I had to learn that some of the things I craved were simply because I had been taught to value the wrong things — and social media offers those things which I craved. The attention that comes from social media can be false evidence of love or admiration, so we quickly learn how to “perform” on social media in ways that get us that attention. For me, it became a stressful thing to always have to question my motives for the things I said or did.
Social media is filled with ways for victims of narcissists to be hurt. People can criticize us. They can delete Facebook friendships. They can stop following us on Instagram. They can fail to “like” what we post. They can not care about the words we write or the photos we take. Worst of all, they can completely ignore us.
Every variation on this is a painful reminder of our terrifying fear of not being good enough — the memory of not getting the approval of the narcissist whose attention we sought.

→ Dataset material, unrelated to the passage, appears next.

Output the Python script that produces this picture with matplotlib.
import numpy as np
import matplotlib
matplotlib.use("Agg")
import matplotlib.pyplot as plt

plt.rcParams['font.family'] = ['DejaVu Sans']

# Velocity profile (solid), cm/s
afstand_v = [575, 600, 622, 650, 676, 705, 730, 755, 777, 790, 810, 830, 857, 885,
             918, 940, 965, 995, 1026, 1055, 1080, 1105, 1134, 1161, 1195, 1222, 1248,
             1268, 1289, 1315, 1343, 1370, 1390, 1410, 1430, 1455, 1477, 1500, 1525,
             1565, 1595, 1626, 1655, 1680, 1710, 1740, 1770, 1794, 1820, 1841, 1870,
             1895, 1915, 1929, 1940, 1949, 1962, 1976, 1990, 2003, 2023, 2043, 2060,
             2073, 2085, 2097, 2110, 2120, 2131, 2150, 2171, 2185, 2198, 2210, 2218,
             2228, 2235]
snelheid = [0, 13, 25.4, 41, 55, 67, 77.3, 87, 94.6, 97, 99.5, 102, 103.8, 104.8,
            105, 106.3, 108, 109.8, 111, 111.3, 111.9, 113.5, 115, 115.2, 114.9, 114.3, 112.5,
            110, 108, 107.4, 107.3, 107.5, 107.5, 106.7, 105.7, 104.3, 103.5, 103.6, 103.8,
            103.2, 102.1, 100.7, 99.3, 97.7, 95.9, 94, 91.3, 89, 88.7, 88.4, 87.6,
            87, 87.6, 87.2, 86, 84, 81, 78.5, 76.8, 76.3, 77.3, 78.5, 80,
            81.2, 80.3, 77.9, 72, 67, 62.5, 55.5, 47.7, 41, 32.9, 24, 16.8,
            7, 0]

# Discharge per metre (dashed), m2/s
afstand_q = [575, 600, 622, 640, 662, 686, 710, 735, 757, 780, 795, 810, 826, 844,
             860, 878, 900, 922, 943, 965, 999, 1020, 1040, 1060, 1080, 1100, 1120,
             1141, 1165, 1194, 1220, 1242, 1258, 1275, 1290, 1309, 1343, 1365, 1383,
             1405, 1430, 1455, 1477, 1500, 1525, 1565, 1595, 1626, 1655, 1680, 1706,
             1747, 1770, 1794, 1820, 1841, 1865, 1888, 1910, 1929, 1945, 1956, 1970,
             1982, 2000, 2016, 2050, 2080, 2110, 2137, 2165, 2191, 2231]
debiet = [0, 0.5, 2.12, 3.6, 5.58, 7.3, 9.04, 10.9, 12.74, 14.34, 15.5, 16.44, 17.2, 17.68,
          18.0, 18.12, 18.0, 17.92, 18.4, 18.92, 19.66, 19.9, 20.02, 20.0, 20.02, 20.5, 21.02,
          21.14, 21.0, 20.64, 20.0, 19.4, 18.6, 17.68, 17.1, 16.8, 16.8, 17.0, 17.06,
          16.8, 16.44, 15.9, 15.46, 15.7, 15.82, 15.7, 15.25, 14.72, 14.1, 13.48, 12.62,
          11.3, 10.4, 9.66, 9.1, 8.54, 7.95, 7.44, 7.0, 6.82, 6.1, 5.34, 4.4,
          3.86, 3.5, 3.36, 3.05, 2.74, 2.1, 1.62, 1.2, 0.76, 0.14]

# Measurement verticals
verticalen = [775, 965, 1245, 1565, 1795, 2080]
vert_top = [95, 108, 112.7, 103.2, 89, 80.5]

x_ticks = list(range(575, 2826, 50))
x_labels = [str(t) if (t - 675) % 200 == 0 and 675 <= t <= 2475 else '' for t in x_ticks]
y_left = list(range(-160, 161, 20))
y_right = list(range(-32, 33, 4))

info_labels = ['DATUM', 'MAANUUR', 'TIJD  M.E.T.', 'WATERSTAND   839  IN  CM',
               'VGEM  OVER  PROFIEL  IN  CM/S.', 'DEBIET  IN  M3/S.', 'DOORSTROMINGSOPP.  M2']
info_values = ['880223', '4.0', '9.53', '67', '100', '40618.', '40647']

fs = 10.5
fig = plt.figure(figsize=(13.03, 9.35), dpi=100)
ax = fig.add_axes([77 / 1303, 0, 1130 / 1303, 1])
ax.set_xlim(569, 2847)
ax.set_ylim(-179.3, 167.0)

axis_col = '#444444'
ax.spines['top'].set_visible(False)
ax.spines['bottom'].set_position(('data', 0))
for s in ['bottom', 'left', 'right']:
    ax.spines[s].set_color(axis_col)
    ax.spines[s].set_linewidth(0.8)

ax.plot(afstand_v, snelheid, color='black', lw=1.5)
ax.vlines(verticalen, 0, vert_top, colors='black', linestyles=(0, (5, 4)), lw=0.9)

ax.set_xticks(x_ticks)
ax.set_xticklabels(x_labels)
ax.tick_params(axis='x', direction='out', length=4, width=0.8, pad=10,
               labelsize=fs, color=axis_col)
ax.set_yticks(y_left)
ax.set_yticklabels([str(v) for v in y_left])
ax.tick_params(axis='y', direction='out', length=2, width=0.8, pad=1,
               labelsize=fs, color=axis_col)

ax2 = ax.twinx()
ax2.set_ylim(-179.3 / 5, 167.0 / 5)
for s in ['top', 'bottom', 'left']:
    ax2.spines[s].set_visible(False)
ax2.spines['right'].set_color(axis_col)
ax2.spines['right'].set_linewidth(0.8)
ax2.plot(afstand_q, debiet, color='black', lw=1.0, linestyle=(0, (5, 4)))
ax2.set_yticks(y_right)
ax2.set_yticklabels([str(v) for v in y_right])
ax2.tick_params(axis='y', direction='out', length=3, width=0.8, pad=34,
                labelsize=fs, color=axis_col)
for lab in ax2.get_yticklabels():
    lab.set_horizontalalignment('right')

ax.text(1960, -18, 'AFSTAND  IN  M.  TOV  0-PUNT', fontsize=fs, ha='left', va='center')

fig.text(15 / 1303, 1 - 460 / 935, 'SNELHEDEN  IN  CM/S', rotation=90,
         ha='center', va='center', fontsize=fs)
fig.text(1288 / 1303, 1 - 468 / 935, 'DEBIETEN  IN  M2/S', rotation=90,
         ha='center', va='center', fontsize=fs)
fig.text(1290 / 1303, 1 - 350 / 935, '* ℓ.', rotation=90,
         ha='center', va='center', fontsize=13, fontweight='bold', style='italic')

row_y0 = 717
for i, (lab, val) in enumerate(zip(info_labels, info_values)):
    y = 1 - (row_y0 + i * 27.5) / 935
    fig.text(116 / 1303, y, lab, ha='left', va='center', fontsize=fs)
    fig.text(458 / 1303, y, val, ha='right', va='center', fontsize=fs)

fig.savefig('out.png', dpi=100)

The more you fall into the patterns established by the social media companies, the more you tailor your actions to get the attention you want. Before you know it, you are manipulating an audience just to get the approval you crave — and if you’re self-aware enough, you’re constantly questioning your motives.
By manipulating your “friends” and “followers,” you become addicted to their praise and approval. You are manipulating them to give you the attention you’re addicted to, but you hate them because you need their approval so much. They have ultimate control over you, because they can withhold approval and attention anytime they wish.
This is part of the reason I had to make some serious changes in the way I handled social media about six or eight years ago.
I’ve told you before that vulnerability about my flaws is part of the way I stop myself from manipulating people and this intentional backing away from the manufactured approval of an “adoring” audience was something I had to do in order not to go to a more needy place. This is another of the reasons I had to quit writing about things which did nothing but get me the praise of people who already agreed with me. I needed their praise far too much for me to let it continue.
If I’m going to be needy — and I am at times — I want to need someone who actually loves me, not someone who just sees me as a performer. I’m willing to trust someone with my heart, but I know better than to trust my heart to the fickle rabble who can cheer me and love me today, but abandon me tomorrow.
I have serious reservations about the power which society is broadly giving to social media, but I’m terrified by the effect it has on people such as me — people who were trained to judge their worth by gaining the attention and approval of others.
I’m no longer worried about being the narcissist that my father was. I’ve made a lot of internal changes. I’ve learned a lot. I’ve reflected a lot about past mistakes. Despite all that, I still know that social media is still a dangerous playground for me.
For someone who is vulnerable to the craving for attention which a narcissist instilled, spending too much time on social media is like an alcoholic hanging out in a bar.
If you see someone on social media who is trying too hard for approval — who clearly has a desperate need for your attention and love — try not to judge this person too harshly, even though that might be difficult.
You might well be watching a person who was “programmed” by a narcissist — and who just hasn’t figured out yet that the shallow attention he gets from social media is his or her addiction. The only cure for this addiction to shallow attention is finding a way to fill the need with love and attention which are deeper and more lasting.
The attention a narcissist’s victim seeks is only a substitute for love — and real love is the only thing that will take the place of this ugly addiction.